Qui a peur des électeurs ?
Mercredi 30 novembre 2011, par
Interrogé sur France Culture à propos des chances de réélection de Nicolas Sarkozy, un « spécialiste de la politique » a récemment déclaré d’un ton sentencieux que tout dépendrait « de sa capacité à donner l’impression qu’il n’est pas impuissant devant la crise ».
Au-delà du côté emberlificoté de la formule, remercions ce fin analyste de dire clairement que l’apparence prime sur le fond ou, comme on le dit savamment, que l’essentiel réside dans la communication.
Dans la même logique superficielle, nombreux seront les commentateurs officiels à entonner le vieux refrain appris sur les fonds baptismaux de la Ve République : les Français sont attachés à l’élection présidentielle au suffrage universel. Mais en est-on si sûr ? La marmite dite gaulliste ne sert plus aujourd’hui qu’à réchauffer la soupe amère d’un président omnipotent par rapport aux citoyens, sans pouvoir par rapport aux forces extérieures. Comment penser autrement lorsqu’on voit les agitations pathétiques de Nicolas Sarkozy face à une Allemagne dont l’ombre géante l’a tout à fait recouvert ?

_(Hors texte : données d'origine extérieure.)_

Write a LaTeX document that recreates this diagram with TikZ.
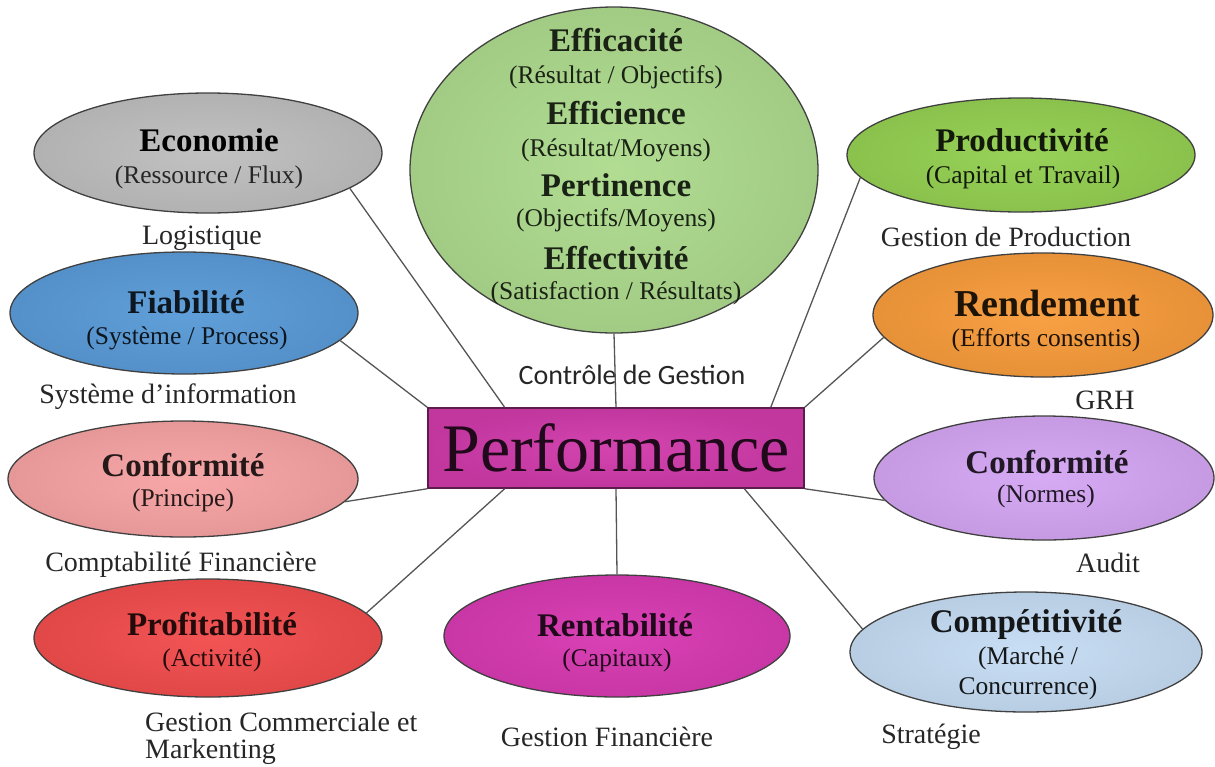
\documentclass[tikz,border=0pt]{standalone}
\usepackage{fontspec}
\setmainfont{Liberation Serif}
\newfontfamily\carlito{Carlito}
\usetikzlibrary{shapes.geometric,calc}
\definecolor{cGray}{HTML}{BFBFBF}
\definecolor{cBlue}{HTML}{5A9BD8}
\definecolor{cPink}{HTML}{F7A3A3}
\definecolor{cRed}{HTML}{F24D4D}
\definecolor{cMag}{HTML}{D83AB2}
\definecolor{cLBlue}{HTML}{C6DDF4}
\definecolor{cPurp}{HTML}{D5A6F4}
\definecolor{cOrange}{HTML}{F89C3C}
\definecolor{cGreen}{HTML}{94D052}
\definecolor{cCirc}{HTML}{AEDB8E}
\definecolor{cBox}{HTML}{D23CAC}
\definecolor{cLine}{HTML}{555555}
\begin{document}
\begin{tikzpicture}[x=1pt,y=-1pt,
  bub/.style={ellipse, draw=black!75, line width=1.3pt, inner sep=0pt,
              inner color=#1!96!white, outer color=#1!93!black},
  hb/.style={font=\fontsize{33}{36}\selectfont\bfseries, inner sep=0pt},
  hs/.style={font=\fontsize{25.5}{28}\selectfont, inner sep=0pt},
  lab/.style={font=\fontsize{28}{30}\selectfont, text=black!85, inner sep=0pt},
  con/.style={draw=cLine, line width=1.3pt}]
\useasboundingbox (0,0) rectangle (1215,766);

% ---- central circle
\node[bub=cCirc, minimum width=408pt, minimum height=326pt] (circ) at (614,170) {};
\node[hb, text=cCirc!15!black] (c1) at (616,40) {Efficacité};
\node[hs, text=cCirc!15!black] (c2) at (616,77) {(Résultat / Objectifs)};
\node[hb, text=cCirc!15!black] (c3) at (616,113) {Efficience};
\node[hs, text=cCirc!15!black] (c4) at (616,150) {(Résultat/Moyens)};
\node[hb, text=cCirc!15!black] (c5) at (616,185) {Pertinence};
\node[hs, text=cCirc!15!black] (c6) at (616,220) {(Objectifs/Moyens)};
\node[hb, text=cCirc!15!black] (c7) at (616,258) {Effectivité};
\node[hs, text=cCirc!15!black] (c8) at (616,293) {(Satisfaction / Résultats)};

% ---- performance box
\node[draw=cBox!45!black, line width=1.5pt, inner color=cBox!96!white, outer color=cBox!92!black,
      minimum width=376pt, minimum height=80pt, inner sep=0pt,
      font=\fontsize{68}{70}\selectfont, text=cBox!15!black] (perf) at (616,448) {Performance};

% ---- ellipses
\node[bub=cGray, minimum width=348pt, minimum height=120pt] (eco) at (208,153) {};
\node[hb, text=black] (eco1) at (209,140) {Economie};
\node[hs, text=black!85] (eco2) at (209,177) {(Ressource / Flux)};

\node[bub=cBlue, minimum width=348pt, minimum height=122pt] (fia) at (184,313) {};
\node[hb, text=cBlue!15!black] (fia1) at (186,302) {Fiabilité};
\node[hs, text=cBlue!15!black] (fia2) at (187,338) {(Système / Process)};

\node[bub=cPink, minimum width=350pt, minimum height=116pt] (conp) at (183,479) {};
\node[hb, text=cPink!15!black] (conp1) at (183,465) {Conformité};
\node[hs, text=cPink!15!black] (conp2) at (183,500) {(Principe)};

\node[bub=cRed, minimum width=348pt, minimum height=118pt] (prof) at (208,638) {};
\node[hb, text=cRed!15!black] (prof1) at (212,624) {Profitabilité};
\node[hs, text=cRed!15!black] (prof2) at (212,660) {(Activité)};

\node[bub=cMag, minimum width=346pt, minimum height=122pt] (rent) at (617,636) {};
\node[hb, text=cMag!15!black] (rent1) at (615,625) {Rentabilité};
\node[hs, text=cMag!15!black] (rent2) at (617,660) {(Capitaux)};

\node[bub=cLBlue, minimum width=352pt, minimum height=120pt] (comp) at (1026,652) {};
\node[hb, text=cLBlue!10!black] (comp1) at (1026,625) {Compétitivité};
\node[hs, text=cLBlue!10!black] (comp2) at (1028,658) {(Marché /};
\node[hs, text=cLBlue!10!black] (comp3) at (1028,688) {Concurrence)};

\node[bub=cPurp, minimum width=340pt, minimum height=124pt] (conn) at (1044,478) {};
\node[hb, text=cPurp!15!black] (conn1) at (1047,462) {Conformité};
\node[hs, text=cPurp!15!black] (conn2) at (1046,496) {(Normes)};

\node[bub=cOrange, minimum width=340pt, minimum height=124pt] (rend) at (1043,315) {};
\node[hb, font=\fontsize{38}{40}\selectfont\bfseries, text=cOrange!12!black] (rend1) at (1047,303) {Rendement};
\node[hs, text=cOrange!12!black] (rend2) at (1046,340) {(Efforts consentis)};

\node[bub=cGreen, minimum width=348pt, minimum height=114pt] (prod) at (1021,155) {};
\node[hb, text=cGreen!12!black] (prod1) at (1022,140) {Productivité};
\node[hs, text=cGreen!12!black] (prod2) at (1023,177) {(Capital et Travail)};

% ---- labels
\node[lab] (l1) at (202,238) {Logistique};
\node[lab] (l2) at (168,397) {Système d’information};
\node[lab] (l3) at (181,565) {Comptabilité Financière};
\node[lab, anchor=west] (l4) at (145,722) {Gestion Commerciale et};
\node[lab, anchor=west] (l5) at (145,752) {Markenting};
\node[lab] (l6) at (607,737) {Gestion Financière};
\node[lab] (l7) at (931,737) {Stratégie};
\node[lab] (l8) at (1108,563) {Audit};
\node[lab] (l9) at (1105,400) {GRH};
\node[lab] (l10) at (1006,237) {Gestion de Production};
\node[lab, font=\carlito\fontsize{28}{30}\selectfont] (l11) at (632,375) {Contrôle de Gestion};

% ---- connectors
\draw[con] ($(perf.north west)!0.205!(perf.north east)$) -- (eco.-14);
\draw[con] (perf.north west) -- (fia.-10);
\draw[con] (perf.south west) -- (conp.-8);
\draw[con] ($(perf.south west)!0.205!(perf.south east)$) -- (prof.9);
\draw[con] (perf.south) -- (rent.north);
\draw[con] ($(perf.south west)!0.84!(perf.south east)$) -- (comp.172);
\draw[con] (perf.south east) -- (conn.188);
\draw[con] (perf.north east) -- (rend.188);
\draw[con] ($(perf.north west)!0.91!(perf.north east)$) -- (prod.188);
\draw[con] (circ.south) -- (perf.north);
\end{tikzpicture}
\end{document}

Un peuple sans pouvoir élisant un président d’apparence, telle est aujourd’hui la situation. Et si cette élection rassemble plus d’électeurs que les autres, c’est sans doute que son côté « jeu de massacre télévisé » suscite quelque suspens distrayant : spectacle du cirque plus que débat raisonné, voilà qui peut attirer le chaland. Mais qu’importe au regard des enjeux sociaux, économiques et géopolitiques ?
Tout est faussé dans cette élection bizarre. Ces derniers jours, ce fut l’étrange, mais loin d’être anodine, polémique sur l’accord PS/Verts. Dans ce texte obtenu de haute lutte, les deux partis s’entendaient entre autres sur l’avenir énergétique du pays, la place de la France à l’ONU, ou encore la nature institutionnelle de l’Union européenne. Un naïf en aurait déduit que le PS et les Verts cherchaient un candidat unique dont ils précisaient ensemble les grandes lignes de campagne. Il semble bien pourtant que leurs couleurs seront défendues par deux personnes différentes, comme a semblé le prouver l’organisation de primaires. Mais alors pourquoi ne laisse-t-on pas aux électeurs le choix du programme qui leur convient le mieux ? Pourquoi la négociation a-t-elle lieu avant le scrutin et non sur la base de ses résultats ?
Période merveilleuse que celle d’aujourd’hui où flotte une atmosphère de théâtre d’ombres. L’élection qui cristallise l’attention semble ne servir à rien, sauf à choisir une personne à laquelle le fonctionnement institutionnel national et supranational confèrera la plus grande irresponsabilité politique. A ceci près que si tout pouvoir échappera aux électeurs, les décisions seront largement dans la main des opérateurs financiers qui donneront à l’heureux élu le véritable mandat.